Debt is that kind of money that nobody wants with them, however, at some point of life, you may face a need where it becomes inevitable for you to take a loan, be it a Personal Loan, a Home Loan, or other form of credit. After the requirement is complete, the first thing that comes to your mind is should I save money or the debt should be cleared first? Life is all about balance, you have to keep stability on the first priority – be it financially, physically or emotionally.
The answer is however very clear as we all know that debt is taken against a guarantee or a set amount of interest is payable for it. The longer time you will take to repay the loan, the higher amount of interest you will have to pay. But this situation gets really complex when a big expense is above your head and debt needs to be repaid as well; the decision taking in such a situation is a tough task. Given below are certain points that you might find helpful to cope up with such a situation.
To save or to pay off debt
The final decision obviously is determined on the basis of your income. You have to earn more if you want to pay more; a source of regular income is sought before the approval of the loan just because of these factors. If you are unable to pay the debt, better not take it and manage with the resources you have, howsoever limited they might be.
Finance related issues are challenging and coming to a conclusion affects your life in a dozen ways. The situations are different for every individual and thus it is not a one-size fits all strategy that can come to your rescue. You need to explore the possibilities and all the available options to pay off the debt as soon as you can.
Since the amount of interest would be higher as long as the principal sum is high, people end up paying more amount than the principal sum as interest since they do not make arrangements to pay off the debt.
Try to keep the instalments of considerable size so as to reduce the amount of interest charged. As the principal amount gets reduced after every payment, the load on you too gets smaller and smaller. Be it a Personal Loan or a Home Loan, this applies to all.

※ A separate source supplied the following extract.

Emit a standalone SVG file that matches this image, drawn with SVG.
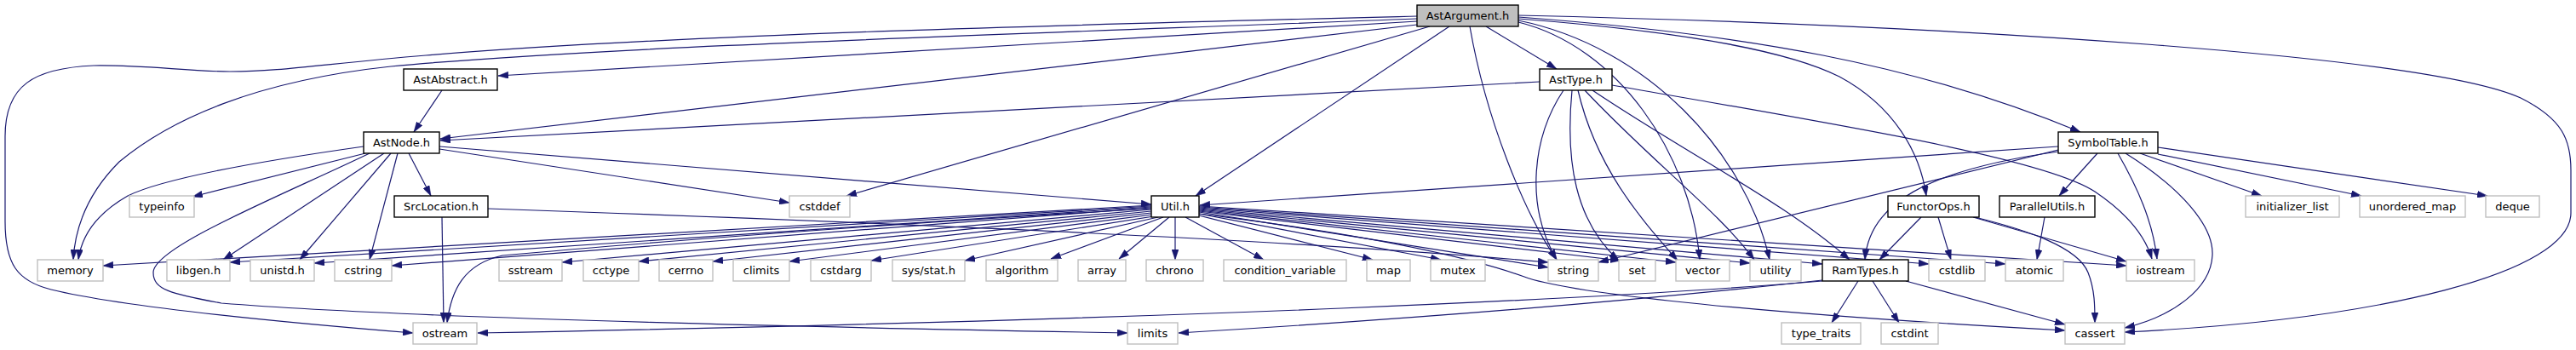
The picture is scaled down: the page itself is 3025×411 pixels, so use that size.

A debt is a debt; you have to pay it back at some point in time. It is just for the sake of making the money available at the time you needed. Remember it is not your money but a credit and even if you need to suffer a bit, the debt needs to be paid. Failing which, your credit score goes down and you are no longer eligible to get a loan again with such an ease when you Apply for a Personal Loan Online or for any other credit.
Paying off the debt first is the best decision than saving the money for any future requirement, though; it completely depends upon your circumstances. Calculate your financial requirements and goals – choose what is best for you and embark upon the course.
Benefits of paying off your debt first
Nobody wishes to have the stress of debt over their head. But sometimes you have to take a loan to fulfill your desires or the necessities. There are several people with distinguished mindsets – people who do not want a single penny as debt, they may suffer and suffer but would not take a loan; the people who buy the latest phone or designer wear, a luxury watch and even a fancy vehicle by taking a loan; and the people who either to study or start their business need a loan. The requirements are different and so the decision.
If you are a taxpayer with regular income, you may keep paying a fixed amount for years, which would not only help save tax for you, but also make you a good credit scorer. But if your major earning is in cash, you better pay off the debt first. Some reasons why it is better to clear the debt are mentioned below:
1. To minimise or to eliminate paying interest
Most of the credit cardholders usually pay off their debt on a monthly basis. It has a charge of up to 20% as interest. If it is not paid regularly, you will end up with paying most of your hard-earned money to the bank as interest charges instead of returning the principal amount.
2. To get peace of mind
People who are under debt have a thing common – stress. The very thought of paying thousands of rupees as interest and not being able to return the principal makes their stomach burn. So if you want relief from this stress, pay off your debts as quickly as possible to ease out your worries.
However, there are certain cases where you get benefits of saving money first instead of paying it back soon.
1. If the rate of returns on your savings account is substantially high
If the amount received as interest from the bank you have an account in is high enough to ensure that the loan payment would be facilitated by putting the money in savings account, you can think of depositing the money rather than paying off the loan first.
2. To help in an odd situation
Emergency doesn’t come with a warning. You better be prepared for an adverse situation, for which there would not be time to get a loan.
So think wisely and choose the best for yourself. If paying off the debt is inviting another personal loan, there is no point hurrying towards clearing it. But once the stress of debt is over, you can save afterwards.